Instructions to follow:
Pictures in the data below are not part of the copy; transcribe everything else exactly.

Data excerpt:
▼▼▼
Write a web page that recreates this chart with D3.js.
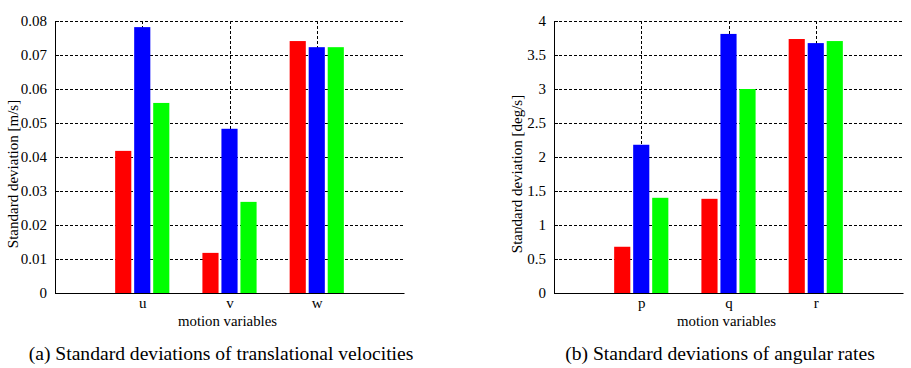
<!DOCTYPE html>
<html>
<head>
<meta charset="utf-8">
<script src="https://cdn.jsdelivr.net/npm/d3@7"></script>
<style>
  html,body{margin:0;padding:0;background:#fff;}
  svg{display:block;}
  text{font-family:"Liberation Serif","Tinos","Times New Roman","DejaVu Serif",serif;fill:#000;}
</style>
</head>
<body>
<svg id="chart" width="911" height="368"></svg>
<script>
// values (red, blue, green bars per variable)
const transVars=["u","v","w"];
const transRed=[0.0418,0.0118,0.0741];
const transBlue=[0.0782,0.0483,0.0723];
const transGreen=[0.0559,0.0268,0.0723];
const transTicks=[0,0.01,0.02,0.03,0.04,0.05,0.06,0.07,0.08];

const angVars=["p","q","r"];
const angRed=[0.68,1.385,3.735];
const angBlue=[2.18,3.81,3.675];
const angGreen=[1.40,3.00,3.705];
const angTicks=[0,0.5,1,1.5,2,2.5,3,3.5,4];

const seriesColors=["#ff0000","#0000ff","#00ff00"];
const SERIF='"Liberation Serif","Tinos","Times New Roman","DejaVu Serif",serif';

const svg=d3.select("#chart");

function drawPanel(opt){
  const {left,top,width,height,cats,series,ticks,yMax,yLabel,yLabelX,caption,captionX}=opt;
  const g=svg.append("g").attr("transform",`translate(${left},${top})`);

  const x=d3.scaleLinear().domain([0,cats.length+1]).range([0,width]);
  const y=d3.scaleLinear().domain([0,yMax]).range([height,0]);
  const unit=x(1)-x(0);
  const barW=unit*0.185, step=unit*0.218;

  // grid (behind bars)
  g.append("g").selectAll("line.gh").data(ticks.filter(d=>d>0)).join("line")
    .attr("x1",0).attr("x2",width).attr("y1",d=>Math.round(y(d))+0.5).attr("y2",d=>Math.round(y(d))+0.5)
    .attr("stroke","#000").attr("stroke-width",1).attr("stroke-dasharray","3,2");
  g.append("g").selectAll("line.gv").data(cats).join("line")
    .attr("x1",(d,i)=>Math.round(x(i+1))+0.5).attr("x2",(d,i)=>Math.round(x(i+1))+0.5)
    .attr("y1",0).attr("y2",height)
    .attr("stroke","#000").attr("stroke-width",1).attr("stroke-dasharray","3,2");

  // bars
  series.forEach((vals,s)=>{
    g.append("g").selectAll("rect").data(vals).join("rect")
      .attr("x",(d,i)=>x(i+1)+(s-1)*step-barW/2)
      .attr("y",d=>y(d))
      .attr("width",barW)
      .attr("height",d=>height-y(d))
      .attr("fill",seriesColors[s]);
  });

  // y axis, ticks inward
  const ya=g.append("g").call(d3.axisLeft(y).tickValues(ticks).tickSizeInner(-4).tickSizeOuter(0)
      .tickPadding(8).tickFormat(d=>String(+d.toFixed(3))));
  ya.select(".domain").attr("stroke","#000").attr("stroke-width",1);
  ya.selectAll(".tick line").attr("stroke","#000");
  ya.selectAll("text").style("font-family",SERIF).style("font-size","15px").attr("fill","#000");

  // x axis line + labels
  const xa=g.append("g").attr("transform",`translate(0,${height})`)
    .call(d3.axisBottom(x).tickValues(d3.range(1,cats.length+1)).tickSize(0).tickPadding(4)
      .tickFormat(d=>cats[d-1]));
  xa.select(".domain").attr("stroke","#000").attr("stroke-width",1);
  xa.selectAll("text").style("font-family",SERIF).style("font-size","15px").attr("fill","#000");

  g.append("text").attr("x",width/2-2).attr("y",height+33)
    .attr("text-anchor","middle").style("font-family",SERIF).style("font-size","14.8px")
    .text("motion variables");

  g.append("text").attr("transform",`translate(${yLabelX-left},${height/2+17}) rotate(-90)`)
    .attr("text-anchor","middle").style("font-family",SERIF).style("font-size","15px")
    .text(yLabel);

  svg.append("text").attr("x",captionX).attr("y",360)
    .attr("text-anchor","middle").style("font-family",SERIF).style("font-size","19.6px")
    .text(caption);
}

drawPanel({left:55,top:21,width:349,height:272,cats:transVars,
  series:[transRed,transBlue,transGreen],ticks:transTicks,yMax:0.08,
  yLabel:"Standard deviation [m/s]",yLabelX:18,
  caption:"(a) Standard deviations of translational velocities",captionX:221});

drawPanel({left:554,top:21,width:349,height:272,cats:angVars,
  series:[angRed,angBlue,angGreen],ticks:angTicks,yMax:4,
  yLabel:"Standard deviation [deg/s]",yLabelX:522,
  caption:"(b) Standard deviations of angular rates",captionX:720});
</script>
</body>
</html>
▲▲▲
Output below:
Write a web page that recreates this chart with D3.js.
<!DOCTYPE html>
<html>
<head>
<meta charset="utf-8">
<script src="https://cdn.jsdelivr.net/npm/d3@7"></script>
<style>
  html,body{margin:0;padding:0;background:#fff;}
  svg{display:block;}
  text{font-family:"Liberation Serif","Tinos","Times New Roman","DejaVu Serif",serif;fill:#000;}
</style>
</head>
<body>
<svg id="chart" width="911" height="368"></svg>
<script>
// values (red, blue, green bars per variable)
const transVars=["u","v","w"];
const transRed=[0.0418,0.0118,0.0741];
const transBlue=[0.0782,0.0483,0.0723];
const transGreen=[0.0559,0.0268,0.0723];
const transTicks=[0,0.01,0.02,0.03,0.04,0.05,0.06,0.07,0.08];

const angVars=["p","q","r"];
const angRed=[0.68,1.385,3.735];
const angBlue=[2.18,3.81,3.675];
const angGreen=[1.40,3.00,3.705];
const angTicks=[0,0.5,1,1.5,2,2.5,3,3.5,4];

const seriesColors=["#ff0000","#0000ff","#00ff00"];
const SERIF='"Liberation Serif","Tinos","Times New Roman","DejaVu Serif",serif';

const svg=d3.select("#chart");

function drawPanel(opt){
  const {left,top,width,height,cats,series,ticks,yMax,yLabel,yLabelX,caption,captionX}=opt;
  const g=svg.append("g").attr("transform",`translate(${left},${top})`);

  const x=d3.scaleLinear().domain([0,cats.length+1]).range([0,width]);
  const y=d3.scaleLinear().domain([0,yMax]).range([height,0]);
  const unit=x(1)-x(0);
  const barW=unit*0.185, step=unit*0.218;

  // grid (behind bars)
  g.append("g").selectAll("line.gh").data(ticks.filter(d=>d>0)).join("line")
    .attr("x1",0).attr("x2",width).attr("y1",d=>Math.round(y(d))+0.5).attr("y2",d=>Math.round(y(d))+0.5)
    .attr("stroke","#000").attr("stroke-width",1).attr("stroke-dasharray","3,2");
  g.append("g").selectAll("line.gv").data(cats).join("line")
    .attr("x1",(d,i)=>Math.round(x(i+1))+0.5).attr("x2",(d,i)=>Math.round(x(i+1))+0.5)
    .attr("y1",0).attr("y2",height)
    .attr("stroke","#000").attr("stroke-width",1).attr("stroke-dasharray","3,2");

  // bars
  series.forEach((vals,s)=>{
    g.append("g").selectAll("rect").data(vals).join("rect")
      .attr("x",(d,i)=>x(i+1)+(s-1)*step-barW/2)
      .attr("y",d=>y(d))
      .attr("width",barW)
      .attr("height",d=>height-y(d))
      .attr("fill",seriesColors[s]);
  });

  // y axis, ticks inward
  const ya=g.append("g").call(d3.axisLeft(y).tickValues(ticks).tickSizeInner(-4).tickSizeOuter(0)
      .tickPadding(8).tickFormat(d=>String(+d.toFixed(3))));
  ya.select(".domain").attr("stroke","#000").attr("stroke-width",1);
  ya.selectAll(".tick line").attr("stroke","#000");
  ya.selectAll("text").style("font-family",SERIF).style("font-size","15px").attr("fill","#000");

  // x axis line + labels
  const xa=g.append("g").attr("transform",`translate(0,${height})`)
    .call(d3.axisBottom(x).tickValues(d3.range(1,cats.length+1)).tickSize(0).tickPadding(4)
      .tickFormat(d=>cats[d-1]));
  xa.select(".domain").attr("stroke","#000").attr("stroke-width",1);
  xa.selectAll("text").style("font-family",SERIF).style("font-size","15px").attr("fill","#000");

  g.append("text").attr("x",width/2-2).attr("y",height+33)
    .attr("text-anchor","middle").style("font-family",SERIF).style("font-size","14.8px")
    .text("motion variables");

  g.append("text").attr("transform",`translate(${yLabelX-left},${height/2+17}) rotate(-90)`)
    .attr("text-anchor","middle").style("font-family",SERIF).style("font-size","15px")
    .text(yLabel);

  svg.append("text").attr("x",captionX).attr("y",360)
    .attr("text-anchor","middle").style("font-family",SERIF).style("font-size","19.6px")
    .text(caption);
}

drawPanel({left:55,top:21,width:349,height:272,cats:transVars,
  series:[transRed,transBlue,transGreen],ticks:transTicks,yMax:0.08,
  yLabel:"Standard deviation [m/s]",yLabelX:18,
  caption:"(a) Standard deviations of translational velocities",captionX:221});

drawPanel({left:554,top:21,width:349,height:272,cats:angVars,
  series:[angRed,angBlue,angGreen],ticks:angTicks,yMax:4,
  yLabel:"Standard deviation [deg/s]",yLabelX:522,
  caption:"(b) Standard deviations of angular rates",captionX:720});
</script>
</body>
</html>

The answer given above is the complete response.